The astounding female injury rates that are being hidden from the public -- and women in the military





The process should be questioned, and nothing makes that clearer than the Army’s combat research on “Exception to Policy” (ETP) experiments, revealing the aforementioned injury rates. CMR explains the findings demonstrate disparate rates of injury in Military Occupational Specialties (MOS), such as field and air defense artillery where women were injured at double the rate of their male counterparts. “In the Field Artillery Surveyor Meteorological Crewmember MOS, for example, injuries for women were approximately 112% higher than men’s. In the Bradley fighting vehicle system maintainer MOS, the rate was 133% higher,” a CMR report reveals.

The U.S. Army Institute of Public Health provided CMR with another document revealing that even in basic combat training, the approximate average injury rates for women were 114 percent higher than for men, and in training for military police and engineers they were 108 percent higher. Moreover, while such training requires informed consent, CMR explains a sample consent form provided to them shows that injury rates were not included on it.
There are cost factors as well. Retraining women reassigned from positions beyond their physical strength would cost the Army $30,697 per soldier. An additional $17,606 in basic training costs, not counting individual recruitment expenditures that are higher for women, would be necessitated following decisions to drop out of courses. CMR wonders how the Army reconciles such “avoidable costs” with the reality that the Obama administration is determined to reduce America’s military to pre-WWII levels.

The British Ministry of Defence conducted a similar study, and the report it issued confirms many of Donnelly’s fears. While conceding that there will be elite women capable of passing entry tests for Ground Close Combat (GCC) units, “these women will be more susceptible to acute short term injury than men” and the roles requiring women to carry weight for prolonged periods of time “will be the most damaging.” Furthermore and far more important, the report reveals that “combat marksmanship degrades as a result of fatigue when the combat load increases in proportion to body weight and strength.”

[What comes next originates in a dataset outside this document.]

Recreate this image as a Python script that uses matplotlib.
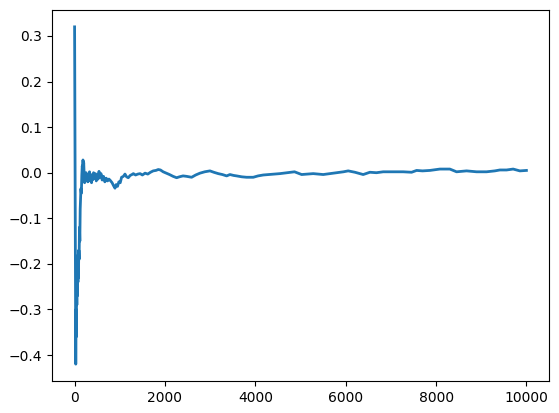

Nonetheless, CMR notes the British report is laced with suggestions regarding how to “mitigate” such injuries, relying on social theories and unrealistic expectations completely undermined by the hard data contained in the same report. CMR insists those efforts are “not credible,” and that the burden to prove otherwise rests on “advocates of unprecedented changes affecting military effectiveness.”

CMR also received documents indicating the Army has prepared a Doctrine, Organization, Training, Materiel, Leadership and Education, Personnel, Facilities, and Policy (DOTMLPF-P) analysis. The topics on the analysis, which were almost completely redacted, only address some of the major sticking points.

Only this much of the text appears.